Finance News

Bankers count the cost of the prisoner's dilemma

Investment banks have begun totting up the cost of playing their asset-backed version of the prisoner's dilemma, a puzzle philosophers framed in 1950.

The classic version of the problem begins with the arrest of person A and person B. The police run them into jail, claiming to have enough evidence to obtain a six-month prison sentence and a plan for getting enough extra evidence to secure a more serious conviction. They will keep A and B in separate cells overnight so they cannot speak to each other and in the morning ask them separately whether they will testify for the prosecution.

The police say if both keep silent, they will each serve six months. If one betrays the other and the other stays silent, the sneak will earn a pardon and go free while the other gets 10 years. If A and B both betray the other, they will each serve five years.

A starts thinking. If he betrays B, he can get off scot-free, provided B says nothing. But maybe B will sing too, condemning A to five years in prison. Maybe A should stay silent. That makes some sense, because if B is silent too, A serves only six months, which is better than five years. But it is a risky strategy: if B plays the traitor, A will have to serve 10 years.

The rational choice for A is to betray B, because this offers A the most attractive ratio of risk to reward: at worst, A will serve five years and at best he will walk away free. Reinforcing this, A might reasonably expect B to reach the same conclusion and betray him. So A rats on B and in the morning, the clever police get the serious conviction they want.

This is not the best outcome for A and B viewed as a pair because their combined jail time will be 10 years - five years plus five years, or zero plus 10 years - compared with a total of one year - six months plus six months - if they had both kept silent. But it sometimes makes sense for rational individuals to choose a course of action that none collectively wants.

Something similar has happened to investment bankers, who spent much of the past three years playing a version of the prisoner's dilemma, based on the proliferation of US sub-prime mortgages.

Some of the banks put themselves at risk by writing credit default swaps - financial instruments that might best be thought of as a kind of insurance contract. Banks that write CDSs sell them for a small annual premium and agree to pay the buyer the value of any fall in price of a specified credit security, should it default within a specified time frame.

A few US hedge fund managers, including Paulson & Co, realized in 2006 investment banks were writing CDSs on the BBB-rated tranches of securities backed by US sub-prime mortgages, for which the banks were charging a premium of 1% a year. The contracts were to last for two years.

Paulson raised a $500m fund and bought CDSs on bonds whose notional value was $6bn. The fund finished last year at more than $4bn having made a net return of about 590%.

The money was made at the expense of those banks that continued writing these CDSs. It is now clear they were taking a huge risk. Worse, the more they wrote, the more they helped nudge the sub-prime mortgage market towards the point of collapse.

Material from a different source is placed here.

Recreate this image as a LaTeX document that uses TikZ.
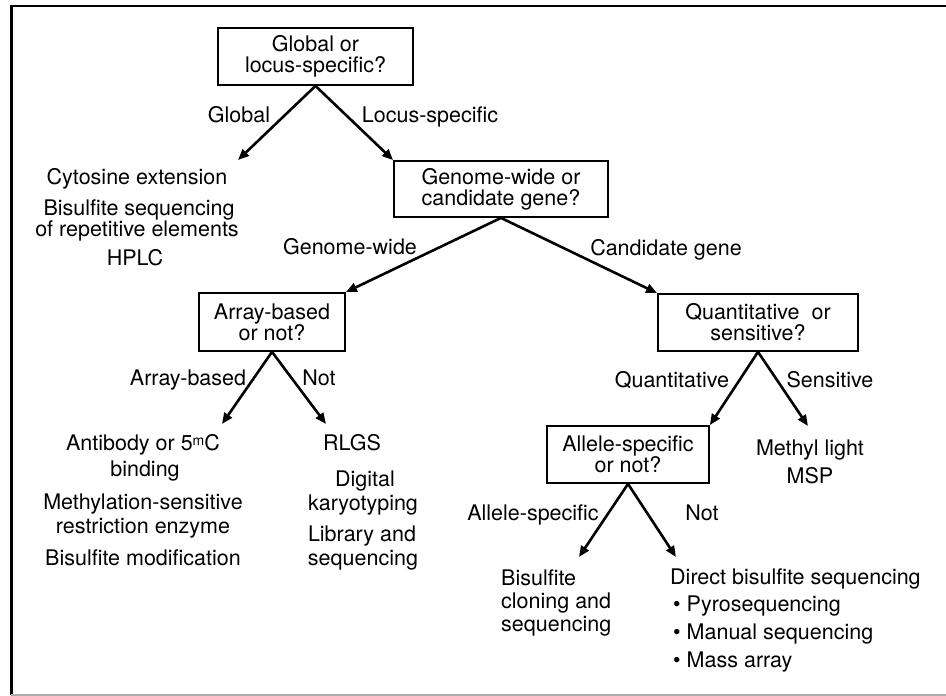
\documentclass[tikz,border=0pt]{standalone}
\usepackage{fontspec}
\setmainfont{TeX Gyre Heros}
\usetikzlibrary{arrows.meta}
\newcommand{\mytxt}{\fontsize{21.5pt}{21pt}\selectfont}
\begin{document}
\begin{tikzpicture}[x=1pt,y=-1pt,
  box/.style={draw, line width=1.8pt, align=center, inner sep=0pt, font=\mytxt},
  lbl/.style={inner sep=0pt, text height=15.4pt, text depth=0pt, font=\mytxt},
  arr/.style={line width=2.6pt, -{Triangle[length=11pt,width=9pt]}},
]
\useasboundingbox (0,0) rectangle (946,696);
% frame
\draw[line width=2.5pt] (946,6) -- (11.25,6) -- (11.25,695);
\draw[line width=1.5pt, black!32] (11,695) -- (946,695);

% decision boxes
\node[box, minimum width=195pt, minimum height=57pt] (b1) at (315.5,56.5) {Global or\\locus-specific?};
\node[box, minimum width=214pt, minimum height=56pt] (b2) at (501,189) {Genome-wide or\\candidate gene?};
\node[box, minimum width=146pt, minimum height=58pt] (b3) at (272,322) {Array-based\\or not?};
\node[box, minimum width=200pt, minimum height=57pt] (b4) at (758,322.5) {Quantitative\ \ or\\sensitive?};
\node[box, minimum width=162pt, minimum height=57pt] (b5) at (628,454.5) {Allele-specific\\or not?};

% arrow end points
\coordinate (tG) at (238,160);
\coordinate (tAB) at (222,424);
\coordinate (tN1) at (326,424);
\coordinate (tS) at (808,426);
\coordinate (tAS) at (579,557);
\coordinate (tN2) at (676,557);

% connectors
\draw[arr] (b1.south) -- (tG);
\draw[arr] (b1.south) -- (b2.north west);
\draw[arr] (b2.south) -- (b3.north east);
\draw[arr] (b2.south) -- (b4.north west);
\draw[arr] (b3.south) -- (tAB);
\draw[arr] (b3.south) -- (tN1);
\draw[arr] (b4.south) -- (b5.north east);
\draw[arr] (b4.south) -- (tS);
\draw[arr] (b5.south) -- (tAS);
\draw[arr] (b5.south) -- (tN2);

% branch labels
\node[lbl] (lGlobal) at (239,115) {Global};
\node[lbl] (lLocus) at (430,115) {Locus-specific};
\node[lbl] (lGenome) at (350,247) {Genome-wide};
\node[lbl] (lCand) at (666,248) {Candidate gene};
\node[lbl] (lArray) at (188,378) {Array-based};
\node[lbl] (lNot1) at (319,378) {Not};
\node[lbl] (lQuant) at (672,380) {Quantitative};
\node[lbl] (lSens) at (830,380) {Sensitive};
\node[lbl] (lAllele) at (533,513) {Allele-specific};
\node[lbl] (lNot2) at (702,513) {Not};

% global methods
\node[lbl] (g1) at (137,177) {Cytosine extension};
\node[lbl] (g2) at (139,208) {Bisulfite sequencing};
\node[lbl] (g3) at (137,229) {of repetitive elements};
\node[lbl] (g4) at (135,258) {HPLC};

% array-based methods
\node[lbl] (a1) at (143,443) {Antibody or 5\raisebox{5pt}{\fontsize{14pt}{14pt}\selectfont m}C};
\node[lbl] (a2) at (145,469) {binding};
\node[lbl] (a3) at (143,502) {Methylation-sensitive};
\node[lbl] (a4) at (143,526) {restriction enzyme};
\node[lbl] (a5) at (143,558) {Bisulfite modification};

% not array-based
\node[lbl] (n1) at (352,443) {RLGS};
\node[lbl] (n2) at (365,479) {Digital};
\node[lbl] (n3) at (363,503) {karyotyping};
\node[lbl] (n4) at (362,534) {Library and};
\node[lbl] (n5) at (363,558) {sequencing};

% sensitive
\node[lbl] (s1) at (810,448) {Methyl light};
\node[lbl] (s2) at (810,476) {MSP};

% allele-specific
\node[lbl, anchor=west] (c1) at (501,578) {Bisulfite};
\node[lbl, anchor=west] (c2) at (501,601) {cloning and};
\node[lbl, anchor=west] (c3) at (501,624) {sequencing};

% direct
\node[lbl, anchor=west] (d1) at (670,577) {Direct bisulfite sequencing};
\node[lbl, anchor=west] (d2) at (673,604) {• Pyrosequencing};
\node[lbl, anchor=west] (d3) at (673,632) {• Manual sequencing};
\node[lbl, anchor=west] (d4) at (673,660) {• Mass array};
\end{tikzpicture}
\end{document}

Why did so many banks continue to do it? Because they were in a version of the prisoner's dilemma.

The analogy is not exact but it is close. Suppose bank A and bank B, alone among investment banks, have been writing two-year, sub-prime CDSs and making a lot of money from them. Their risk departments and public commentators warn of a possibly cataclysmic loss of value in sub-prime mortgage loans, maybe within the next two years.

Each of the banks' chief executives, who never speak to each other for fear of anti-trust lawsuits, could call a halt to the writing of the CDS contracts the next morning. If both stop writing, there is a slight chance their action will dampen demand for sub-prime mortgage loans, perhaps enough to delay any losses to beyond the next two years, thus saving the value of the contracts they have written.

Chief executive A starts thinking. If he stops writing sub-prime CDSs, his bank has a chance to avoid losses, provided B stops too. But maybe B will carry on, maybe pushing both towards future losses; certainly taking the lucrative business A would have written, which might have unpleasant consequences for the chief executive's career.

So maybe A should carry on. That makes some sense because it will protect A from falling behind B when the next quarter's profits are published. If B happens to stop, A will take its share of the money-spinning, sub-prime CDS market. And those supposed future losses may never materialize. It is rational to carry on.

This is more or less what happened. It might have helped if the banks' risk management teams had understood the risks being taken, but even if they had, many banks gave them too little authority to be effective.

Investment banks are paying the high cost: Citigroup last week effectively guaranteed the Government of Singapore Investment Corporation and other investors that it would pay a dividend of at least 7%, forever, on the $12.5bn convertible preferred securities it sold them.

But unlike in the classic prisoner's dilemma, the banks' ultimate potential loss is as yet unknown. Nobody knows how many CDSs they wrote.